* _REQUIREMENT_
Write out each line word for word. Drop pictures.

* _SOURCE DATA_

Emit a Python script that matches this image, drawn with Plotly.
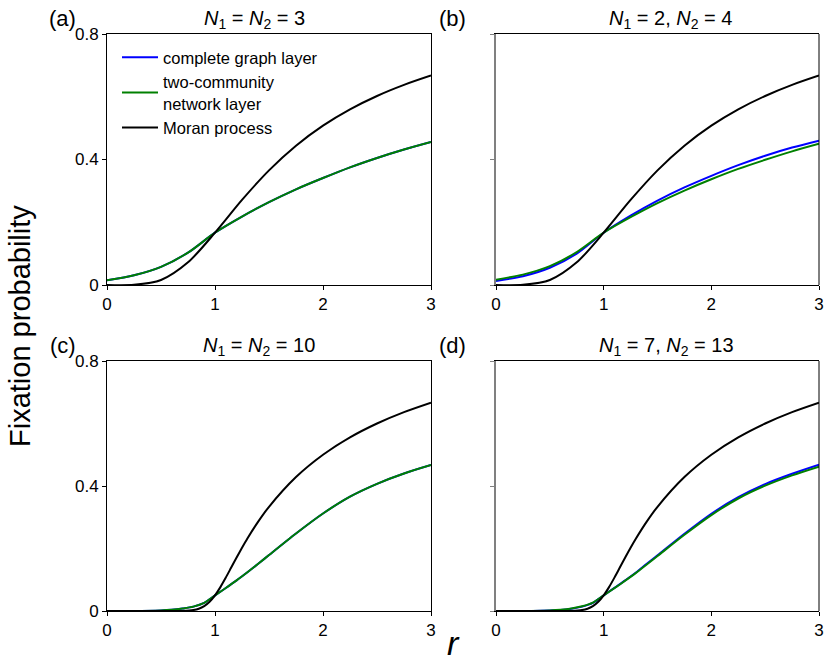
import plotly.graph_objects as go

# ---------------- data ----------------
r_small = [0, 0.25, 0.5, 0.75, 1.0, 1.25, 1.5, 1.75, 2.0, 2.25, 2.5, 2.75, 3.0]
moran_n6 = [0.0, 0.0007, 0.0159, 0.0722, 0.1667, 0.2711, 0.3654, 0.4440, 0.5079,
            0.5599, 0.6025, 0.6378, 0.6676]
complete_a = [0.015, 0.031, 0.058, 0.103, 0.1667, 0.218, 0.264, 0.305, 0.341,
              0.375, 0.405, 0.432, 0.456]
community_a = [0.015, 0.031, 0.058, 0.103, 0.1667, 0.218, 0.264, 0.305, 0.341,
               0.375, 0.405, 0.432, 0.456]
complete_b = [0.013, 0.028, 0.055, 0.100, 0.1667, 0.221, 0.269, 0.311, 0.348,
              0.382, 0.412, 0.438, 0.460]
community_b = [0.017, 0.033, 0.060, 0.105, 0.1667, 0.216, 0.261, 0.301, 0.337,
               0.370, 0.399, 0.426, 0.450]

r_large = [0, 0.25, 0.5, 0.6, 0.7, 0.8, 0.9, 1.0, 1.1, 1.2, 1.3, 1.4, 1.5,
           1.75, 2.0, 2.25, 2.5, 2.75, 3.0]
complete_c = [0.0, 0.0, 0.002, 0.004, 0.008, 0.014, 0.026, 0.050, 0.0735, 0.098,
              0.124, 0.151, 0.179, 0.248, 0.312, 0.366, 0.407, 0.440, 0.467]
community_c = [0.0, 0.0, 0.002, 0.004, 0.008, 0.014, 0.026, 0.050, 0.0735, 0.098,
               0.124, 0.151, 0.179, 0.248, 0.312, 0.366, 0.407, 0.440, 0.467]
complete_d = [0.0, 0.0, 0.002, 0.003, 0.007, 0.014, 0.026, 0.050, 0.074, 0.098,
              0.123, 0.151, 0.178, 0.247, 0.311, 0.364, 0.406, 0.439, 0.468]
community_d = [0.0, 0.0, 0.002, 0.004, 0.008, 0.015, 0.027, 0.050, 0.073, 0.097,
               0.122, 0.149, 0.176, 0.244, 0.307, 0.360, 0.401, 0.434, 0.462]

r_moran20 = [0, 0.5, 0.6, 0.7, 0.8, 0.85, 0.9, 0.95, 1.0, 1.05, 1.1, 1.15, 1.2,
             1.25, 1.3, 1.4, 1.5, 1.75, 2.0, 2.25, 2.5, 2.75, 3.0]
moran_n20 = [0.0, 0.0, 0.00002, 0.00034, 0.0029, 0.0071, 0.0154, 0.0294, 0.05,
             0.0764, 0.1068, 0.1389, 0.1711, 0.2023, 0.2320, 0.2860, 0.3334,
             0.4286, 0.5000, 0.5556, 0.6000, 0.6364, 0.6667]

series_names = ["complete graph layer", "two-community<br>network layer", "Moran process"]
panel_titles = ["<i>N</i><sub>1</sub> = <i>N</i><sub>2</sub> = 3",
                "<i>N</i><sub>1</sub> = 2, <i>N</i><sub>2</sub> = 4",
                "<i>N</i><sub>1</sub> = <i>N</i><sub>2</sub> = 10",
                "<i>N</i><sub>1</sub> = 7, <i>N</i><sub>2</sub> = 13"]
panel_labels = ["(a)", "(b)", "(c)", "(d)"]
x_ticks = [0, 1, 2, 3]
x_tick_text = ["0", "1", "2", "3"]
y_ticks = [0, 0.4, 0.8]
y_tick_text = ["0", "0.4", "0.8"]

panels = [
    ((r_small, complete_a), (r_small, community_a), (r_small, moran_n6)),
    ((r_small, complete_b), (r_small, community_b), (r_small, moran_n6)),
    ((r_large, complete_c), (r_large, community_c), (r_moran20, moran_n20)),
    ((r_large, complete_d), (r_large, community_d), (r_moran20, moran_n20)),
]

# ---------------- layout geometry ----------------
W, H = 831, 667
FONT = "Arial, Liberation Sans, sans-serif"
colors = ["#0000ff", "#008000", "#000000"]
px_x = [(107, 431), (496, 819), (107, 431), (496, 819)]
px_y = [(34, 285), (34, 285), (361, 611), (361, 611)]
title_cx = [255, 670, 259, 666]


def fx(x):
    return x / W


def fy(y):
    return 1 - y / H


fig = go.Figure()
layout = dict(
    width=W, height=H,
    margin=dict(l=0, r=0, t=0, b=0, autoexpand=False),
    paper_bgcolor="white", plot_bgcolor="white",
    font=dict(family=FONT, size=16, color="black"),
    showlegend=True,
    legend=dict(x=fx(117), y=fy(40), xanchor="left", yanchor="top",
                bgcolor="rgba(255,255,255,0)", font=dict(size=16.5, family=FONT),
                tracegroupgap=0, itemwidth=36),
)
annotations = []
shapes = []

for i, series in enumerate(panels):
    k = "" if i == 0 else str(i + 1)
    xa, ya = "x" + k, "y" + k
    for j, (rr, ys) in enumerate(series):
        fig.add_trace(go.Scatter(
            x=rr, y=ys, mode="lines", name=series_names[j],
            line=dict(color=colors[j], width=2, shape="spline", smoothing=0.8),
            xaxis=xa, yaxis=ya, showlegend=(i == 0), legendrank=j,
        ))
    left = i in (0, 2)
    layout["xaxis" + k] = dict(
        domain=[fx(px_x[i][0]), fx(px_x[i][1])], anchor=ya, range=[0, 3],
        tickvals=x_ticks, ticktext=x_tick_text, ticks="outside", ticklen=4,
        tickcolor="black", showline=True, linecolor="black", linewidth=1,
        mirror=True, showgrid=False, zeroline=False, automargin=False,
        tickfont=dict(size=17, family=FONT),
    )
    layout["yaxis" + k] = dict(
        domain=[fy(px_y[i][1]), fy(px_y[i][0])], anchor=xa, range=[0, 0.8],
        tickvals=y_ticks, ticktext=y_tick_text, ticks="outside", ticklen=4,
        tickcolor="black" if left else "#808080",
        showticklabels=left, showline=True,
        linecolor="black" if left else "#808080", linewidth=1 if left else 1.6,
        mirror=True if left else False, showgrid=False, zeroline=False,
        automargin=False, tickfont=dict(size=17, family=FONT),
    )
    if not left:
        shapes.append(dict(type="line", xref=xa + " domain", yref=ya + " domain",
                           x0=1, x1=1, y0=0, y1=1,
                           line=dict(color="black", width=1)))
    annotations.append(dict(text=panel_titles[i], x=fx(title_cx[i]), y=fy(px_y[i][0] - 15),
                            xref="paper", yref="paper", xanchor="center", yanchor="middle",
                            showarrow=False, font=dict(size=20, family=FONT)))
    annotations.append(dict(text=panel_labels[i], x=fx(px_x[i][0] - 44),
                            y=fy(px_y[i][0] - 16),
                            xref="paper", yref="paper", xanchor="center", yanchor="middle",
                            showarrow=False, font=dict(size=22, family=FONT)))

annotations.append(dict(text="Fixation probability", x=fx(20), y=fy(326),
                        xref="paper", yref="paper", xanchor="center", yanchor="middle",
                        textangle=-90, showarrow=False, font=dict(size=29, family=FONT)))
annotations.append(dict(text="<i>r</i>", x=fx(453), y=fy(643),
                        xref="paper", yref="paper", xanchor="center", yanchor="middle",
                        showarrow=False, font=dict(size=34, family=FONT)))

layout["annotations"] = annotations
layout["shapes"] = shapes
fig.update_layout(**layout)
fig.write_html("out.html", config={"displayModeBar": False},
               post_script="document.body.style.margin='0px';")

* _REPLY TO THE TASK_
Emit a Python script that matches this image, drawn with Plotly.
import plotly.graph_objects as go

# ---------------- data ----------------
r_small = [0, 0.25, 0.5, 0.75, 1.0, 1.25, 1.5, 1.75, 2.0, 2.25, 2.5, 2.75, 3.0]
moran_n6 = [0.0, 0.0007, 0.0159, 0.0722, 0.1667, 0.2711, 0.3654, 0.4440, 0.5079,
            0.5599, 0.6025, 0.6378, 0.6676]
complete_a = [0.015, 0.031, 0.058, 0.103, 0.1667, 0.218, 0.264, 0.305, 0.341,
              0.375, 0.405, 0.432, 0.456]
community_a = [0.015, 0.031, 0.058, 0.103, 0.1667, 0.218, 0.264, 0.305, 0.341,
               0.375, 0.405, 0.432, 0.456]
complete_b = [0.013, 0.028, 0.055, 0.100, 0.1667, 0.221, 0.269, 0.311, 0.348,
              0.382, 0.412, 0.438, 0.460]
community_b = [0.017, 0.033, 0.060, 0.105, 0.1667, 0.216, 0.261, 0.301, 0.337,
               0.370, 0.399, 0.426, 0.450]

r_large = [0, 0.25, 0.5, 0.6, 0.7, 0.8, 0.9, 1.0, 1.1, 1.2, 1.3, 1.4, 1.5,
           1.75, 2.0, 2.25, 2.5, 2.75, 3.0]
complete_c = [0.0, 0.0, 0.002, 0.004, 0.008, 0.014, 0.026, 0.050, 0.0735, 0.098,
              0.124, 0.151, 0.179, 0.248, 0.312, 0.366, 0.407, 0.440, 0.467]
community_c = [0.0, 0.0, 0.002, 0.004, 0.008, 0.014, 0.026, 0.050, 0.0735, 0.098,
               0.124, 0.151, 0.179, 0.248, 0.312, 0.366, 0.407, 0.440, 0.467]
complete_d = [0.0, 0.0, 0.002, 0.003, 0.007, 0.014, 0.026, 0.050, 0.074, 0.098,
              0.123, 0.151, 0.178, 0.247, 0.311, 0.364, 0.406, 0.439, 0.468]
community_d = [0.0, 0.0, 0.002, 0.004, 0.008, 0.015, 0.027, 0.050, 0.073, 0.097,
               0.122, 0.149, 0.176, 0.244, 0.307, 0.360, 0.401, 0.434, 0.462]

r_moran20 = [0, 0.5, 0.6, 0.7, 0.8, 0.85, 0.9, 0.95, 1.0, 1.05, 1.1, 1.15, 1.2,
             1.25, 1.3, 1.4, 1.5, 1.75, 2.0, 2.25, 2.5, 2.75, 3.0]
moran_n20 = [0.0, 0.0, 0.00002, 0.00034, 0.0029, 0.0071, 0.0154, 0.0294, 0.05,
             0.0764, 0.1068, 0.1389, 0.1711, 0.2023, 0.2320, 0.2860, 0.3334,
             0.4286, 0.5000, 0.5556, 0.6000, 0.6364, 0.6667]

series_names = ["complete graph layer", "two-community<br>network layer", "Moran process"]
panel_titles = ["<i>N</i><sub>1</sub> = <i>N</i><sub>2</sub> = 3",
                "<i>N</i><sub>1</sub> = 2, <i>N</i><sub>2</sub> = 4",
                "<i>N</i><sub>1</sub> = <i>N</i><sub>2</sub> = 10",
                "<i>N</i><sub>1</sub> = 7, <i>N</i><sub>2</sub> = 13"]
panel_labels = ["(a)", "(b)", "(c)", "(d)"]
x_ticks = [0, 1, 2, 3]
x_tick_text = ["0", "1", "2", "3"]
y_ticks = [0, 0.4, 0.8]
y_tick_text = ["0", "0.4", "0.8"]

panels = [
    ((r_small, complete_a), (r_small, community_a), (r_small, moran_n6)),
    ((r_small, complete_b), (r_small, community_b), (r_small, moran_n6)),
    ((r_large, complete_c), (r_large, community_c), (r_moran20, moran_n20)),
    ((r_large, complete_d), (r_large, community_d), (r_moran20, moran_n20)),
]

# ---------------- layout geometry ----------------
W, H = 831, 667
FONT = "Arial, Liberation Sans, sans-serif"
colors = ["#0000ff", "#008000", "#000000"]
px_x = [(107, 431), (496, 819), (107, 431), (496, 819)]
px_y = [(34, 285), (34, 285), (361, 611), (361, 611)]
title_cx = [255, 670, 259, 666]


def fx(x):
    return x / W


def fy(y):
    return 1 - y / H


fig = go.Figure()
layout = dict(
    width=W, height=H,
    margin=dict(l=0, r=0, t=0, b=0, autoexpand=False),
    paper_bgcolor="white", plot_bgcolor="white",
    font=dict(family=FONT, size=16, color="black"),
    showlegend=True,
    legend=dict(x=fx(117), y=fy(40), xanchor="left", yanchor="top",
                bgcolor="rgba(255,255,255,0)", font=dict(size=16.5, family=FONT),
                tracegroupgap=0, itemwidth=36),
)
annotations = []
shapes = []

for i, series in enumerate(panels):
    k = "" if i == 0 else str(i + 1)
    xa, ya = "x" + k, "y" + k
    for j, (rr, ys) in enumerate(series):
        fig.add_trace(go.Scatter(
            x=rr, y=ys, mode="lines", name=series_names[j],
            line=dict(color=colors[j], width=2, shape="spline", smoothing=0.8),
            xaxis=xa, yaxis=ya, showlegend=(i == 0), legendrank=j,
        ))
    left = i in (0, 2)
    layout["xaxis" + k] = dict(
        domain=[fx(px_x[i][0]), fx(px_x[i][1])], anchor=ya, range=[0, 3],
        tickvals=x_ticks, ticktext=x_tick_text, ticks="outside", ticklen=4,
        tickcolor="black", showline=True, linecolor="black", linewidth=1,
        mirror=True, showgrid=False, zeroline=False, automargin=False,
        tickfont=dict(size=17, family=FONT),
    )
    layout["yaxis" + k] = dict(
        domain=[fy(px_y[i][1]), fy(px_y[i][0])], anchor=xa, range=[0, 0.8],
        tickvals=y_ticks, ticktext=y_tick_text, ticks="outside", ticklen=4,
        tickcolor="black" if left else "#808080",
        showticklabels=left, showline=True,
        linecolor="black" if left else "#808080", linewidth=1 if left else 1.6,
        mirror=True if left else False, showgrid=False, zeroline=False,
        automargin=False, tickfont=dict(size=17, family=FONT),
    )
    if not left:
        shapes.append(dict(type="line", xref=xa + " domain", yref=ya + " domain",
                           x0=1, x1=1, y0=0, y1=1,
                           line=dict(color="black", width=1)))
    annotations.append(dict(text=panel_titles[i], x=fx(title_cx[i]), y=fy(px_y[i][0] - 15),
                            xref="paper", yref="paper", xanchor="center", yanchor="middle",
                            showarrow=False, font=dict(size=20, family=FONT)))
    annotations.append(dict(text=panel_labels[i], x=fx(px_x[i][0] - 44),
                            y=fy(px_y[i][0] - 16),
                            xref="paper", yref="paper", xanchor="center", yanchor="middle",
                            showarrow=False, font=dict(size=22, family=FONT)))

annotations.append(dict(text="Fixation probability", x=fx(20), y=fy(326),
                        xref="paper", yref="paper", xanchor="center", yanchor="middle",
                        textangle=-90, showarrow=False, font=dict(size=29, family=FONT)))
annotations.append(dict(text="<i>r</i>", x=fx(453), y=fy(643),
                        xref="paper", yref="paper", xanchor="center", yanchor="middle",
                        showarrow=False, font=dict(size=34, family=FONT)))

layout["annotations"] = annotations
layout["shapes"] = shapes
fig.update_layout(**layout)
fig.write_html("out.html", config={"displayModeBar": False},
               post_script="document.body.style.margin='0px';")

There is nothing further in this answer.